Mercoledì 6 novembre si è concluso l’iter parlamentare per una legge che garantisce anche alle persone senza dimora di avere un medico di base. Fino ad oggi per accedere al Servizio sanitario nazionale era infatti obbligatorio indicare un indirizzo di residenza. Un requisito che ha escluso molte persone da alcuni livelli essenziali di assistenza, dalla scelta di un medico di base e di un pediatra. Prima dell’approvazione della legge, per offrire comunque parte di questa assistenza ai senza dimora si aggirava il problema facendoli iscrivere a indirizzi fittizi.
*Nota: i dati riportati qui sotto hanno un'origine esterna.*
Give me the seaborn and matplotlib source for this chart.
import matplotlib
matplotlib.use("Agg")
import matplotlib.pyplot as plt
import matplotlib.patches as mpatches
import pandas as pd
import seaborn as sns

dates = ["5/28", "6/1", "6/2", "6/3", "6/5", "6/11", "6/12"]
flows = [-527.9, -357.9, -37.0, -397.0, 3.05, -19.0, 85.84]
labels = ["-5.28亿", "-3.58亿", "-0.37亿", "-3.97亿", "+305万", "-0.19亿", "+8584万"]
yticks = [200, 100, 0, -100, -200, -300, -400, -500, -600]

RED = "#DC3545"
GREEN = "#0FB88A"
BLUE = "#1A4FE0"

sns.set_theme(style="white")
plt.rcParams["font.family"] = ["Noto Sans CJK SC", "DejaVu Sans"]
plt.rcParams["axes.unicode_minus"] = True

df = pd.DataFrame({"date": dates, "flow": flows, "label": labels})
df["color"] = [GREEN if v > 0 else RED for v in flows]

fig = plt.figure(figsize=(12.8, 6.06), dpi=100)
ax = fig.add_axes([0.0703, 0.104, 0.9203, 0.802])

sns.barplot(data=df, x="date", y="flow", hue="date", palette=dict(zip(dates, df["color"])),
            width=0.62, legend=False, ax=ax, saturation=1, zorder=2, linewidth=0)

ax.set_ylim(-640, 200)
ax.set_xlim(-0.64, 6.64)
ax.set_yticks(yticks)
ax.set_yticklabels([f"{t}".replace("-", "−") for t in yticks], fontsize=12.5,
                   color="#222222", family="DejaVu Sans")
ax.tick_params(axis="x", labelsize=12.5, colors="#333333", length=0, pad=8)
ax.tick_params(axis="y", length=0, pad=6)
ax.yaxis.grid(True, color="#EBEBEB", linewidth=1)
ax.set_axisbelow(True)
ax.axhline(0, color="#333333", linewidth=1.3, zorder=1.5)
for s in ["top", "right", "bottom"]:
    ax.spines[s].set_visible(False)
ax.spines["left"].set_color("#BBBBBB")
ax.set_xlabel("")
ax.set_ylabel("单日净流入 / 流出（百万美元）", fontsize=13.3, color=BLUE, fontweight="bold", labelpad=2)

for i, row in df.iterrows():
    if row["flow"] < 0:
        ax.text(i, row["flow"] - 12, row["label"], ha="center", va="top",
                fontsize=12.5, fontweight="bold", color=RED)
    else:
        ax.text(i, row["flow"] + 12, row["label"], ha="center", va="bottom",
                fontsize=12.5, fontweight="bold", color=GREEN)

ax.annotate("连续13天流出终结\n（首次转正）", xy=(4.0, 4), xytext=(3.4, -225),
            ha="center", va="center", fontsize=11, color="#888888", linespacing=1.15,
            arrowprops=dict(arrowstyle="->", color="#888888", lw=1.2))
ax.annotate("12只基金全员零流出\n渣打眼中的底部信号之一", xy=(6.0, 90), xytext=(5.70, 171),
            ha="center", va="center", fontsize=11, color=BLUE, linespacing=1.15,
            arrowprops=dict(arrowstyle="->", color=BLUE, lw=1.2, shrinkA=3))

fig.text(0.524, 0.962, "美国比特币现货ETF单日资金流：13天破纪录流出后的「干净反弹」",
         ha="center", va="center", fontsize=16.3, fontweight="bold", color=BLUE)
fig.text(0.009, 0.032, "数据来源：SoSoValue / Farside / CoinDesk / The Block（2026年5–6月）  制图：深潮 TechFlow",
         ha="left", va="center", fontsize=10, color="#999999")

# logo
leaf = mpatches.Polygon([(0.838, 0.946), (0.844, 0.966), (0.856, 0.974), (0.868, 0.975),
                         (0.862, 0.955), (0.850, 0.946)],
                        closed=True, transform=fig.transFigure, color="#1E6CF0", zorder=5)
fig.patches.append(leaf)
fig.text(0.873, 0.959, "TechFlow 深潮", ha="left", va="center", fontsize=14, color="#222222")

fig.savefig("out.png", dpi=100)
Per attuare la nuova legge è stato istituito anche un fondo di un milione di euro nel 2025 e uno nel 2026, per il finanziamento di un programma sperimentale nelle città metropolitane, per assicurare il diritto all’assistenza sanitaria.
Chi la considera un primo passo per la normalizzazione di una zona grigia è Alessandro Pezzoni, responsabile area grave emarginazione della Caritas ambrosiana. «È un buon segnale che sia stato approvato all’unanimità. Il nostro auspicio è che, tuttavia, non diventi un escamotage per non riconoscere il diritto della residenza anagrafica. Noi rivendichiamo il diritto alla residenza anagrafica già prevista dalla legge, perché da lì discendono una serie di altri diritti, non soltanto quello all’assistenza sanitaria».
Pezzoni descrive come ancora molti Comuni, specialmente quelli più piccoli, concedano raramente o non riconoscano affatto la residenza anagrafica ai senza dimora, nonostante ci sia una legge dello Stato chiara. «Le ragioni di questa ritrosia – spiega Pezzoni – più che per questioni ideologiche, che riguardano esclusivamente vicende legate alle persone immigrate, è spesso legata a motivi economici. Accettare la residenza significa infatti avere più persone in carico, potenzialmente, ai servizi sociali. Un costo che le amministrazioni spesso cercano di evitare».